Manhattan apartment rents are on the decline — unless you’re living in a no-frills building without a doorman. For those units, rents just hit a record.
While new luxury apartments with doormen — and other extras, like pools and gyms — are proliferating and landlords are cutting deals to get them filled, renters who seek more affordable havens have been driving up demand for older, basic units, for which the supply is more fixed.
The median rent for Manhattan buildings without doormen jumped 5.8 percent in April from a year earlier to $2,995, the highest in records dating back to September 2011, according to a report Thursday by appraiser Miller Samuel Inc. In buildings that have door attendants, the median fell 3.1 percent to $3,758, the biggest annual decline in more than four years.
“You have a lot of people looking for deals out there because the rents just got pushed so high,” said Hal Gavzie.
A surge in construction of new apartment towers has given tenants more choices, and some relief from years of relentless rent increases. In 2017, more than 5,500 newly built units — most of them high-end — will be added to Manhattan’s market-rate rental inventory, data from brokerage Citi Habitats show. That jump in supply means owners of fancier buildings need to work harder to lure tenants, offering sweeteners such as months of free rent and payment of broker fees, on top of reductions in asking prices.
Publicly traded landlord Equity Residential, for example, is letting renters pay reduced deposits of $1,000 at many of its Manhattan properties, all of which count doormen as a standard, among other amenities. The company has said that New York City job growth is weak in the high-paying industries — such as finance — that produce employees with the means to rent at its properties. At Equity Residential’s newest Manhattan building, at 170 Amsterdam Ave., on the Upper West Side, one-bedrooms start at $4,230.
In doorman buildings, 35 percent of all new leases in April had some type of landlord giveaway, according to Jonathan Miller, president of Miller Samuel. In buildings without doormen, 22 percent of deals last month included concessions. Leases were equally divided between the two types of buildings.
Concessions aren’t as essential for entry-level apartments “because they’re a value in comparison to other parts of the market,” said Gary Malin, president of Citi Habitats. The brokerage released its own report on the Manhattan rental market Thursday, which said 28 percent of all new leases it brokered last month had incentives, compared with 19 percent a year earlier.

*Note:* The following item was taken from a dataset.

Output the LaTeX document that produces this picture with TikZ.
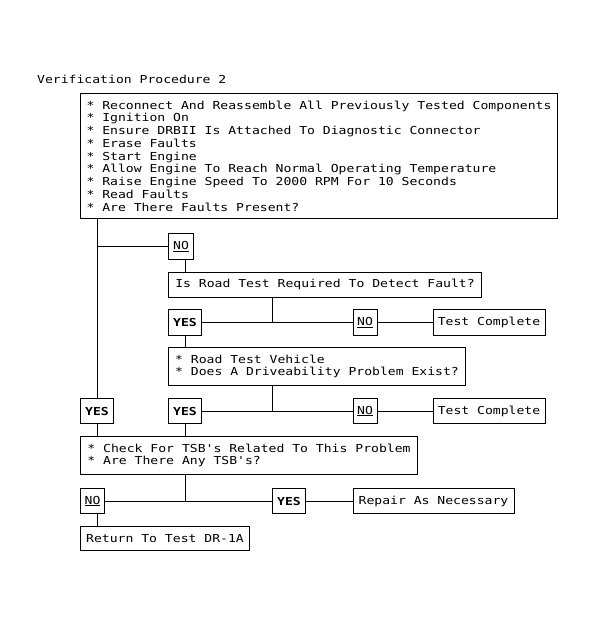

For Brian Jay and his girlfriend, who relocated to Manhattan from Miami last month, cost was one of the guiding factors in their apartment search. They wanted to spend no more than $2,800 a month, and be close to transit for Jay’s commute to Connecticut. Working with Citi Habitats broker Chyann Sapp, they zeroed in on an apartment in a building on East 59th Street near First Avenue — an eight-unit walk-up without a doorman in a neighborhood “where everyone else has one,” said Jay, 28, a financial planner.
The asking price, $2,800, was right at the limit of their budget. They agreed to pay it and the landlord sealed the deal with a non-monetary concession: Jay was allowed to bring his dog, an exception to a general no-pets policy. The couple agreed to pay their last month’s rent upfront, which the owner then used to pay the broker’s fee, Sapp said.
“It’s a two-bedroom apartment for under $3,000,” Sapp said. “When I put an apartment like this on the market, it usually goes very quickly.”